James is a former rocket scientist, a USA Cycling certified coach, and lifelong fitness buff. When he's not driving the RV, or modifying the RV (or - that one time - doing both at once), you can find him racing bicycles, or building furniture, or making music. In his spare time, he works for a large IT company.


    23 thoughts on “Ask The Fit RV: Are Our Tires OVER-inflated?!?

    1. Karen

      We are looking at an ERA, but my concern is the shower for my husband. He is 6’1″ and 220. Do you have enough room in your shower. We love it.

      Reply
      1. James - Post author

        Plenty of room in our shower!
        (I mean, that’s not an invitation or anything. I just mean there’s plenty of room in there for me…)

        Reply
    2. Derrick

      James and Stef
      Thanks for answering my question. Really appreciate it.
      Now my wife officially calls me a nerd and is completely agreeing with you two! 🙂

      Reply
    3. Dave Andrews

      Tire pressure is also part of your vehicles suspension setup. I always drop my pressure to half the recommended psi (for more traction and comfort) when going off road at less than 20 mph. Once I get back to the pavement I re-inflate to spec with my onboard air compressor and top off the next morning.

      Reply
      1. James - Post author

        We don’t do any off-roading, so I can’t comment on running with pressures that low in those situations.

        Clearly though, tires at half psi aren’t safe at all for over-the-road travel at speed.

        Reply
    4. JJ

      James, I LOVE that you brought up the Ideal Gas Law (and was sad that you were shot down for the nerdiness). More science, please!

      Reply
    5. Edith R. Northam

      OMGoodness! THANK YOU times a million! I’ve worried about this for years!!! And I’m absolutely serious about that! I’m 77 y.o. and have been checking my tires pressure & filling them when necessary for at least 50 of those years! But EVERY SINGLE TIME I DID, I alway wondered – & worried – that I might be overfilling them. At present I have a ’97 Ranger, PSI 35 (door jamb) and, yes, I realize it’s not an RV!!! – but now I know the “why” and “when” about tire pressure. (I don’t get up at 4:30 a.m. but I always – intuitively – thought I should ck. pressure in the coolest part of the day!) Thank you WAY more than I can say!

      Reply
      1. Stefany

        Awww so nice, Edith! Look James, you did some good! And Edith I’m with you, I had no clue underfilling was the big danger, not overfilling. Learning something new; LOVE IT! xoxo

        Reply
    6. Mike

      Great video!

      Do you have a link to the tireminder?

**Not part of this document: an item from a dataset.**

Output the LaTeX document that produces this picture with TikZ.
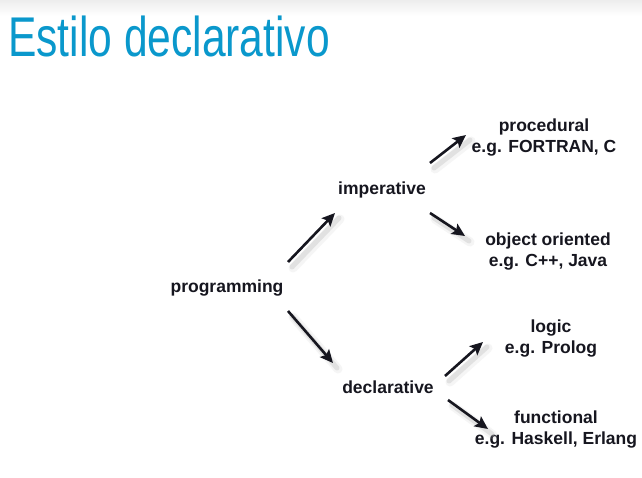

      How often do you typically have to add air?

      What are your thoughts on traveling with a portable tire inflator?

      Reply
      1. James - Post author

        This is the Tire Minder that we use: https://amzn.to/2wuxVHu

        I don’t find that I’m adding air very often. I will have to add air a couple times as the seasons shift to colder temperatures though.

        And we *always* carry a portable tire inflator. (Meaning, we always travel with a bike pump…)
        We also carry the inflator/sealant package that was provided with the new RV. But we’ve never used that one. I just use bike pumps on the road.

        Reply
    7. Dan

      I usually check my tires early in the morning after letting it sit overnight too. The tires are guaranteed to be as cold as possible, and I’ve also found that late afternoon on a hot day, the side facing the sun will have 1-2 PSI more than the shady side just due to the sun heating up the tire.

      Reply
      1. Stefany

        Would you think less of me if I admit I didn’t even know it was a real thing? I THOUGHT HE MADE IT UP!!!!! #ihaveotherstrengths

        Reply
    8. Sam Pellegrino

      1. I was always told to never “bleed your tires down” when they are hot. Some of us might get alarmed at the pressure rise on a hot day, and think bleeding the tire(s) might be a good idea. Your thoughts on that?

      2. So, if you are driving east-to-west, for example, and the Driver’s Side tires are in direct sun all day, do you find those tires have much higher pressures and temps than those that are running “on the shady side?” Does it matter if they do?

      3. Lastly, how much of a part does “pavement temperature” play in increasing the internal tire pressure? Is it a concern? There’s always this fear of “crossing the desert in the heat of the summer.” We see blown tires and retreads strewn all over the place.

      Reply
      1. James - Post author

        1. Correct. Never “bleed your tires down”. That’s a recipe for under-inflation, and a bad idea.
        2. I have noticed sunny-side/shady-side temperature differences. This is not usually more than 15-20 degrees at the most, which translates into less than 5psi difference. (7% on a 65psi tire)
        3. Pavement temperature will certainly help heat up the tire. Air temperature, friction, pavement temperature… they all play a part. Those retreads you see on the side of the road were more likely from a defective or under-inflated tire than from one that overheated and blew because it was too hot out.

        Reply
    9. Nathan

      When I was younger I worked as a lot guy at a Toyota dealership. When we would get new cars in, strait off the truck, they would have their tires inflated to like 90-110 psi. Sometimes we had to drive them to the storage lot a few blocks away with the overinflated tires and it did feel weird. I guess the idea was to keep the tires from flatspotting while waiting to be sold. It was on out checklist 3 times to set the correct tire pressure before they got out to the sales lot.
      Since then I always get a kick out of people that worry that their tires will explode if theyre set 5psi past the recommendation.